Ich habe viele Gründe, warum ich deutlich für ein Murkraftwerk stehe. Ich glaube, es ist die einzige Möglichkeit, das Atomkraftwerk in Krsko stillzulegen. Wir brauchen günstige Alternativen und die würden wir durch ein Murkraftwerk schaffen. Wir schaffen sauberen Strom für bis zu 50.000 Menschen. Ich weiß als Katastrophenverantwortlicher der Stadt Graz, was bei einem Zwischenfall in Krsko passieren würde. Bei günstigem Wind dauert es nicht einmal eine halbe Stunde, bis der Super-Gau bei uns vor der Tür ist.

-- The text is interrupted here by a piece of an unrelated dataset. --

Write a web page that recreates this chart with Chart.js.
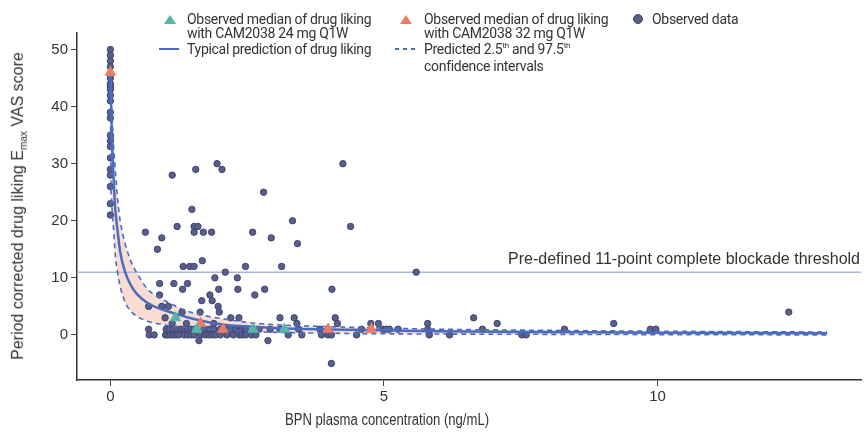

Das Murkraftwerk bedeutet außerdem zwei Jahre Beschäftigung für 1.800 Menschen. Die Bedenken der Gegner wurden im UVP-Verfahren alle behandelt, ihnen wurde Sorge getragen. Das Projekt wurde in vielen Bereichen verbessert. Der Sammelkanal ist ebenso ein Faktor. Er wurde schon zu einem Drittel mit dem letzten Kraftwerk gebaut. Dieser Entlastungskanal sorgt dafür, dass die Fäkalien der Grazer bei Starkregen nicht mehr in die Mur geschwemmt werden. Die Mur wird also sogar sauberer.

Einmal noch nachgefragt: Das Murkraftwerk wäre nach den Reininghausgründen nicht das erste Großprojekt, das nicht so verwirklicht wird, wie Sie sich das wünschen würden. Was würde das Scheitern des Kraftwerks für Sie persönlich bedeuten?
Wir haben so viele Dinge zu tun für Graz. Ein Bürgermeister und seine Stadtverwaltung müssen auch etwas richtig machen, wenn jährlich bis zu 6.000 Menschen zuziehen aus unterschiedlichsten Gründen. Was mir auch wichtig ist, sind positive Beispiele von Stadtentwicklung wie hinter dem Bahnhof oder in Reininghaus, wo die Industriebrachen genutzt werden. Hamburg ist für mich dabei ein tolles Beispiel in Europa mit der Speicherstadt. Ein Traum von mir ist es, dass es neben der schönen Altstadt eine der modernsten Neustädte in Graz gibt. Früher sprach man vom guten Osten und vom schlechten Westen, ich habe immer gesagt, ich will den guten Osten und den coolen Westen schaffen. Da sind wir auf einem guten Weg. Der englische »Guardian« hat mir erst unlängst eine große Freude gemacht, weil die Zeitung »avant garde Graz« als »cooler little sister« von Wien beschrieben wurde. Das war eine Bestätigung für mich, weil ich einst in die Politik gegangen bin, um noch stolzer auf diese Stadt zu sein, als ich es schon war.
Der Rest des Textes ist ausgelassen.